Plan for leftovers so the end is as tidy as the start

The last twenty minutes decide whether the vibe carries into the next event. Name a donation partner in your listing and confirm pickup windows ahead of time. If pickup is next day, designate one garage or porch as a temporary staging point and label bags by category. Encourage hosts to take back what they care about and to leave only what they genuinely want to donate. Post a final message in Liztd with what was given and to whom so transparency is complete.


A simple hour-by-hour rhythm you can reuse

A smooth swap follows a predictable cadence. Hosts arrive an hour early for setup, the welcome table opens thirty minutes before the official start, peak browsing fills the first two hours, and the last half-hour is dedicated to close-outs and donations. Keep announcements light and friendly every forty-five minutes: a quick welcome, a reminder of restrooms if available, and a heads-up about the last call. Rhythm is the quiet technology of local events. When people can feel the tempo without watching a clock, they stay longer and leave happier.


Measure success by smiles and repeatability

Attendance counts matter, but they are not the only metric. Notice whether aisles stayed comfortable, whether neighbors lingered in the seating area, and whether sellers left with lighter cars and good conversations. Skim your Liztd thread for the kinds of questions that repeated and the instructions that landed. Capture two or three improvements for next time, such as expanding kids’ sizes or adding a specific hour for bigger item swaps. When you see what worked and what to refine, you have the bones of a seasonal tradition rather than a one-off experiment.

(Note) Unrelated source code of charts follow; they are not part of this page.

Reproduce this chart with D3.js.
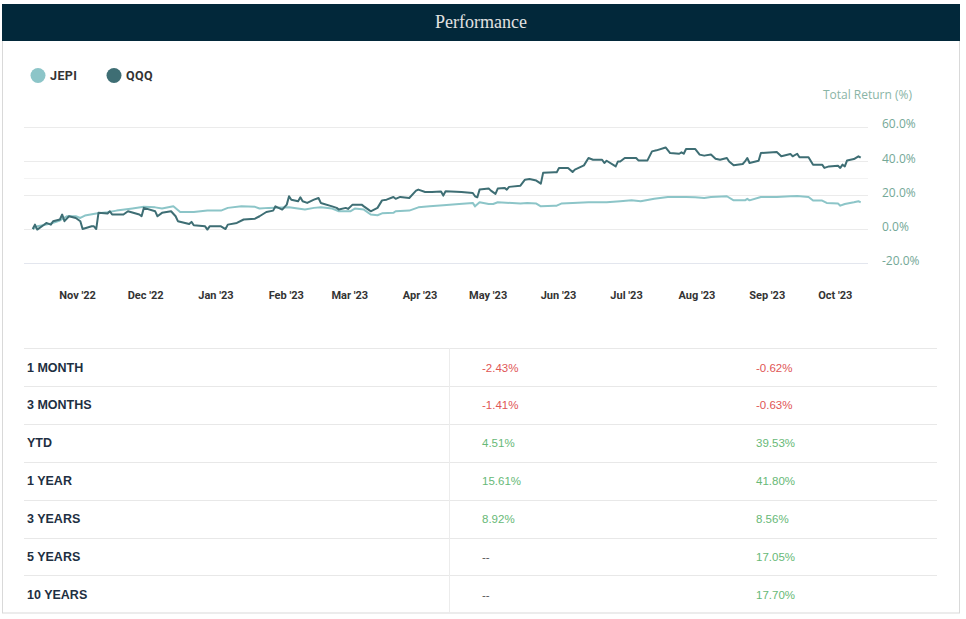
<!DOCTYPE html>
<html>
<head>
<meta charset="utf-8">
<script src="https://cdn.jsdelivr.net/npm/d3@7"></script>
<style>
  html, body { margin: 0; padding: 0; background: #fff; }
  svg { display: block; }
</style>
</head>
<body>
<svg id="chart" width="966" height="619"></svg>
<script>
// ---------- DATA ----------
const seriesNames = ["JEPI", "QQQ"];
const seriesColors = ["#8cc5c8", "#3e6e74"];

const jepiDates = ["2022-10-12","2022-10-14","2022-10-18","2022-10-21","2022-10-24","2022-10-27","2022-10-31","2022-11-02","2022-11-04","2022-11-09","2022-11-14","2022-11-18","2022-11-25","2022-11-30","2022-12-05","2022-12-08","2022-12-13","2022-12-16","2022-12-22","2022-12-28","2023-01-03","2023-01-06","2023-01-12","2023-01-18","2023-01-20","2023-01-24","2023-02-02","2023-02-09","2023-02-13","2023-02-16","2023-02-21","2023-02-24","2023-03-01","2023-03-03","2023-03-07","2023-03-10","2023-03-13","2023-03-15","2023-03-20","2023-03-21","2023-03-27","2023-03-31","2023-04-05","2023-04-11","2023-04-18","2023-04-24","2023-04-25","2023-04-27","2023-05-01","2023-05-03","2023-05-05","2023-05-15","2023-05-18","2023-05-22","2023-05-24","2023-05-30","2023-05-31","2023-06-02","2023-06-07","2023-06-14","2023-06-22","2023-06-28","2023-07-03","2023-07-07","2023-07-13","2023-07-19","2023-07-27","2023-07-31","2023-08-04","2023-08-07","2023-08-14","2023-08-17","2023-08-22","2023-08-23","2023-08-24","2023-08-29","2023-09-05","2023-09-11","2023-09-14","2023-09-19","2023-09-21","2023-09-25","2023-09-27","2023-10-02","2023-10-03","2023-10-05","2023-10-09","2023-10-11","2023-10-12"];
const jepiValues = [0,1.6,2.6,3.6,5.0,7.5,7.5,6.5,7.9,9.1,9.8,10.8,12.0,13.0,12.7,12.0,13.3,10.0,10.0,10.8,10.8,12.4,13.3,13.0,12.0,12.4,12.7,11.4,12.4,12.7,12.0,10.4,10.4,12.0,11.4,8.5,8.1,9.2,9.5,10.4,10.8,12.7,13.3,13.9,14.7,15.3,13.3,15.7,14.7,14.7,15.7,14.9,15.3,14.9,13.3,13.7,13.7,14.9,15.3,15.7,15.7,16.3,16.8,16.3,17.8,18.8,18.8,18.6,18.2,18.8,19.2,16.8,16.8,17.7,16.8,18.8,18.8,19.2,19.4,18.8,16.7,16.7,15.3,14.9,13.7,14.7,15.7,16.3,15.61];

const qqqDates = ["2022-10-12","2022-10-13","2022-10-14","2022-10-17","2022-10-18","2022-10-20","2022-10-21","2022-10-24","2022-10-25","2022-10-26","2022-10-28","2022-10-31","2022-11-02","2022-11-03","2022-11-07","2022-11-08","2022-11-09","2022-11-10","2022-11-14","2022-11-15","2022-11-16","2022-11-21","2022-11-23","2022-11-28","2022-11-29","2022-11-30","2022-12-05","2022-12-06","2022-12-08","2022-12-12","2022-12-14","2022-12-15","2022-12-20","2022-12-21","2022-12-22","2022-12-27","2022-12-28","2022-12-29","2023-01-03","2023-01-05","2023-01-06","2023-01-10","2023-01-13","2023-01-18","2023-01-20","2023-01-23","2023-01-26","2023-01-27","2023-01-30","2023-02-01","2023-02-02","2023-02-03","2023-02-06","2023-02-07","2023-02-08","2023-02-10","2023-02-13","2023-02-15","2023-02-16","2023-02-21","2023-02-23","2023-02-24","2023-02-27","2023-02-28","2023-03-02","2023-03-06","2023-03-07","2023-03-09","2023-03-10","2023-03-13","2023-03-15","2023-03-17","2023-03-20","2023-03-21","2023-03-23","2023-03-27","2023-03-30","2023-03-31","2023-04-03","2023-04-06","2023-04-10","2023-04-11","2023-04-12","2023-04-19","2023-04-24","2023-04-25","2023-04-26","2023-04-27","2023-05-01","2023-05-02","2023-05-04","2023-05-05","2023-05-08","2023-05-09","2023-05-10","2023-05-15","2023-05-17","2023-05-19","2023-05-22","2023-05-24","2023-05-25","2023-05-30","2023-05-31","2023-06-01","2023-06-05","2023-06-07","2023-06-08","2023-06-12","2023-06-14","2023-06-16","2023-06-20","2023-06-21","2023-06-22","2023-06-26","2023-06-27","2023-06-28","2023-06-30","2023-07-05","2023-07-06","2023-07-10","2023-07-12","2023-07-14","2023-07-18","2023-07-20","2023-07-24","2023-07-25","2023-07-26","2023-07-27","2023-07-31","2023-08-02","2023-08-04","2023-08-07","2023-08-09","2023-08-11","2023-08-14","2023-08-15","2023-08-17","2023-08-21","2023-08-22","2023-08-23","2023-08-24","2023-08-28","2023-08-29","2023-09-05","2023-09-07","2023-09-11","2023-09-12","2023-09-14","2023-09-15","2023-09-19","2023-09-21","2023-09-25","2023-09-26","2023-09-28","2023-10-02","2023-10-03","2023-10-04","2023-10-05","2023-10-06","2023-10-09","2023-10-11","2023-10-12"];
const qqqValues = [0,2.6,-0.3,2.5,3.6,2.6,4.6,5.6,8.5,4.6,7.5,6.5,4.6,0,1.6,1.6,0,9.5,9.1,10.4,8.5,8.5,10.4,8.5,7.5,12.4,10.4,7.5,9.5,10.4,7.5,4.6,3.0,4.2,2.2,1.6,-0.3,1.6,1.6,0,2.6,3.6,5.6,6.1,7.5,10.0,10.8,13.3,11.4,14.3,19.2,17.2,16.3,18.6,16.3,15.3,17.2,18.2,15.3,13.3,12.4,11.4,12.4,11.8,14.3,14.3,13.3,11.4,10.4,12.4,16.8,17.2,18.8,17.7,18.8,18.2,22.5,23.1,21.7,21.7,22.0,19.6,22.1,21.7,21.1,19.2,18.6,23.1,23.7,22.5,20.6,23.7,24.1,23.1,24.7,25.4,28.9,29.3,28.4,26.6,32.9,33.2,33.2,35.8,35.8,33.4,34.8,37.3,41.6,40.6,40.6,38.7,40.0,36.7,39.6,39.6,41.6,41.6,40.2,40.2,45.5,46.1,47.8,44.5,44.1,44.9,44.1,46.9,46.9,43.6,43.0,43.6,41.2,40.6,41.6,39.6,37.3,38.1,39.6,41.6,38.7,40.0,44.5,45.1,42.6,44.0,42.6,44.1,42.0,42.0,37.7,37.7,35.8,36.7,37.1,35.8,37.7,36.7,40.2,41.0,42.6,41.8];

const yTickValues = [-20, 0, 20, 40, 60];
const yGridValues = [-20, 0, 20, 30, 40, 60];
const xTickDates = ["2022-11-01","2022-12-01","2023-01-01","2023-02-01","2023-03-01","2023-04-01","2023-05-01","2023-06-01","2023-07-01","2023-08-01","2023-09-01","2023-10-01"];

const periods = ["1 MONTH", "3 MONTHS", "YTD", "1 YEAR", "3 YEARS", "5 YEARS", "10 YEARS"];
const jepiReturns = [-2.43, -1.41, 4.51, 15.61, 8.92, null, null];
const qqqReturns = [-0.62, -0.63, 39.53, 41.80, 8.56, 17.05, 17.70];

// ---------- DRAW ----------
const svg = d3.select("#chart");
const parse = d3.timeParse("%Y-%m-%d");

// card frame
svg.append("rect").attr("x", 2.5).attr("y", 4.5).attr("width", 957).attr("height", 608.5)
  .attr("fill", "#fff").attr("stroke", "#d9d9d9").attr("stroke-width", 1);
// header
svg.append("rect").attr("x", 2).attr("y", 4).attr("width", 958).attr("height", 37).attr("fill", "#02283a");
svg.append("text").attr("x", 481).attr("y", 27.5).attr("text-anchor", "middle")
  .attr("font-family", "'Liberation Serif', serif").attr("font-size", 18).attr("fill", "#e2e2e2")
  .text("Performance");

// legend
const legend = svg.append("g");
const legendX = [38, 114];
seriesNames.forEach((n, i) => {
  legend.append("circle").attr("cx", legendX[i]).attr("cy", 75.5).attr("r", 7.5).attr("fill", seriesColors[i]);
  legend.append("text").attr("x", legendX[i] + 12).attr("y", 80).attr("font-family", "Roboto, sans-serif")
    .attr("font-weight", 700).attr("font-size", 12.5).attr("fill", "#333").attr("letter-spacing", 0.4).text(n);
});

// scales
const x = d3.scaleTime().domain([parse("2022-10-12"), parse("2023-10-12")]).range([32.7, 860.7]);
const y = d3.scaleLinear().domain([-20, 60]).range([263.2, 126.6]);
const plotLeft = 24, plotRight = 868;

// grid
svg.append("g").selectAll("line").data(yGridValues).join("line")
  .attr("x1", plotLeft).attr("x2", plotRight)
  .attr("y1", d => Math.round(y(d)) + 0.5).attr("y2", d => Math.round(y(d)) + 0.5)
  .attr("stroke", d => d === -20 ? "#e3e6ee" : (d === 30 ? "#f3f3f3" : "#ebebeb")).attr("stroke-width", 1);

// y axis labels (right)
const yAxis = d3.axisRight(y).tickValues(yTickValues).tickSize(0).tickPadding(0)
  .tickFormat(d => d.toFixed(1) + "%");
const yg = svg.append("g").attr("transform", `translate(882,-2.5)`).call(yAxis);
yg.select(".domain").remove();
yg.selectAll("text").attr("font-family", "'Open Sans', sans-serif").attr("font-size", 12)
  .attr("fill", "#74a897");

svg.append("text").attr("x", 912).attr("y", 99).attr("text-anchor", "end")
  .attr("font-family", "'Open Sans', sans-serif").attr("font-size", 12).attr("fill", "#8ab5a6")
  .text("Total Return (%)");

// x axis
const xAxis = d3.axisBottom(x).tickValues(xTickDates.map(parse)).tickSize(0).tickPadding(0)
  .tickFormat(d3.timeFormat("%b '%y"));
const xg = svg.append("g").attr("transform", "translate(-1,291.5)").call(xAxis);
xg.select(".domain").remove();
xg.selectAll("text").attr("font-family", "Roboto, sans-serif").attr("font-weight", 700)
  .attr("font-size", 11).attr("fill", "#333");

// lines
const line = d3.line().x(d => x(d[0])).y(d => y(d[1])).curve(d3.curveLinear);
const jepi = jepiDates.map((d, i) => [parse(d), jepiValues[i]]);
const qqq = qqqDates.map((d, i) => [parse(d), qqqValues[i]]);
svg.append("path").datum(jepi).attr("d", line).attr("fill", "none")
  .attr("stroke", seriesColors[0]).attr("stroke-width", 2).attr("stroke-linejoin", "round");
svg.append("path").datum(qqq).attr("d", line).attr("fill", "none")
  .attr("stroke", seriesColors[1]).attr("stroke-width", 2).attr("stroke-linejoin", "round");

// table
const tableTop = 348, rowH = 37.9, tLeft = 24, tRight = 937, divX = 449.5;
const tg = svg.append("g");
periods.forEach((p, i) => {
  const ry = tableTop + i * rowH;
  tg.append("line").attr("x1", tLeft).attr("x2", tRight).attr("y1", Math.round(ry) + 0.5).attr("y2", Math.round(ry) + 0.5)
    .attr("stroke", "#e8e8e8");
  tg.append("text").attr("x", 27).attr("y", ry + 23.5).attr("font-family", "'Liberation Sans', Arial, sans-serif")
    .attr("font-weight", 700).attr("font-size", 12.5).attr("fill", "#1e2f42").text(p);
  const vals = [jepiReturns[i], qqqReturns[i]];
  const cx = [482, 756];
  vals.forEach((v, j) => {
    tg.append("text").attr("x", cx[j]).attr("y", ry + 23.5).attr("font-family", "'Liberation Sans', Arial, sans-serif")
      .attr("font-size", 11.5)
      .attr("fill", v === null ? "#555" : (v < 0 ? "#e05555" : "#67b977"))
      .text(v === null ? "--" : v.toFixed(2) + "%");
  });
});
tg.append("line").attr("x1", divX).attr("x2", divX).attr("y1", tableTop).attr("y2", 612).attr("stroke", "#ececec");
</script>
</body>
</html>
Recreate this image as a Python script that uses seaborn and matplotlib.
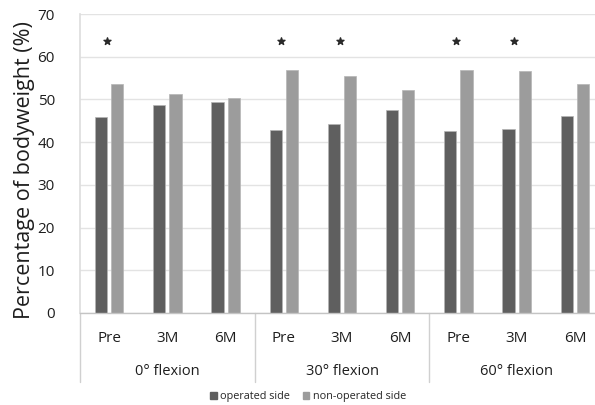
import matplotlib
matplotlib.use("Agg")
import matplotlib.pyplot as plt
import matplotlib.patches as mpatches
import seaborn as sns
import pandas as pd
import numpy as np

groups = ["0° flexion", "30° flexion", "60° flexion"]
times = ["Pre", "3M", "6M"]
operated = [46.0, 48.6, 49.4, 42.9, 44.2, 47.5, 42.6, 43.0, 46.1]
non_operated = [53.7, 51.2, 50.3, 56.9, 55.5, 52.3, 57.0, 56.6, 53.5]
significant = [True, False, False, True, True, False, True, True, False]
star_level = 63.7
sides = ["operated side", "non-operated side"]
colors = ["#5f5f5f", "#9c9c9c"]

cats = [f"{g} {t}" for g in groups for t in times]
df = pd.DataFrame({
    "cat": cats * 2,
    "side": [sides[0]] * 9 + [sides[1]] * 9,
    "value": operated + non_operated,
})

sns.set_theme(style="white")
plt.rcParams["font.family"] = ["Open Sans", "DejaVu Sans"]

fig = plt.figure(figsize=(5.95, 4.05), dpi=100)
ax = fig.add_axes([80 / 595, 92 / 405, 524 / 595, 299 / 405])

sns.barplot(data=df, x="cat", y="value", hue="side", order=cats,
            hue_order=sides, palette=colors, width=0.56, gap=0.25,
            edgecolor="#b5b5b5", linewidth=0.5, legend=False, ax=ax)

ax.set_ylim(0, 70)
ax.set_xlim(-0.5, 8.5)
ax.set_yticks(range(0, 71, 10))
ax.yaxis.grid(True, color="#e3e3e3", linewidth=1.0)
ax.set_axisbelow(True)
ax.tick_params(axis="y", labelsize=11, length=0, pad=18, colors="#1e1e1e")
ax.tick_params(axis="x", length=0, labelsize=11, pad=13, colors="#1e1e1e")
ax.set_xticks(range(9))
ax.set_xticklabels(times * 3)
ax.set_xlabel("")
ax.set_ylabel("Percentage of bodyweight (%)", fontsize=15.5, color="#1e1e1e")
ax.yaxis.set_label_coords(-0.086, 0.478)

for s in ["top", "right"]:
    ax.spines[s].set_visible(False)
ax.spines["left"].set_color("#dedede")
ax.spines["bottom"].set_color("#c4c4c4")
ax.spines["bottom"].set_linewidth(1.0)

# significance stars
xs = [i - 0.04 for i, s in enumerate(significant) if s]
ax.scatter(xs, [star_level] * len(xs), marker="*", s=28, color="#2a2a2a", zorder=5)

# group labels and separators
trans = ax.get_xaxis_transform()
for gi, g in enumerate(groups):
    ax.text(gi * 3 + 1, -0.197, g, transform=trans, ha="center", va="center",
            fontsize=10.5, color="#1e1e1e")
for xb in [-0.5, 2.5, 5.5, 8.5]:
    ax.plot([xb, xb], [0, -0.231], transform=trans, color="#d0d0d0",
            linewidth=1.0, clip_on=False)

handles = [mpatches.Patch(color=c, label=l) for c, l in zip(colors, sides)]
fig.legend(handles=handles, loc="center", bbox_to_anchor=(308 / 595, 1 - 397 / 405),
           ncol=2, frameon=False, fontsize=7.8, handlelength=0.6, handleheight=0.6,
           handletextpad=0.3, columnspacing=1.2)

fig.savefig("out.png", dpi=100)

Bringing your neighborhood together, one swap at a time

The recipe is straightforward. You publish a clear event listing on Liztd. You shape a location setup that moves people through a loop without crowding. You make safety rules visible and simple. You apply a few neighborly promotion tips at the right intervals. You centralize communication in Liztd so decisions are easy to find, you close with gratitude, and you send donations where they will be used. Run this playbook once and your block will ask when the next one is. Run it twice and you will wonder why you ever waited this long to bring everyone together.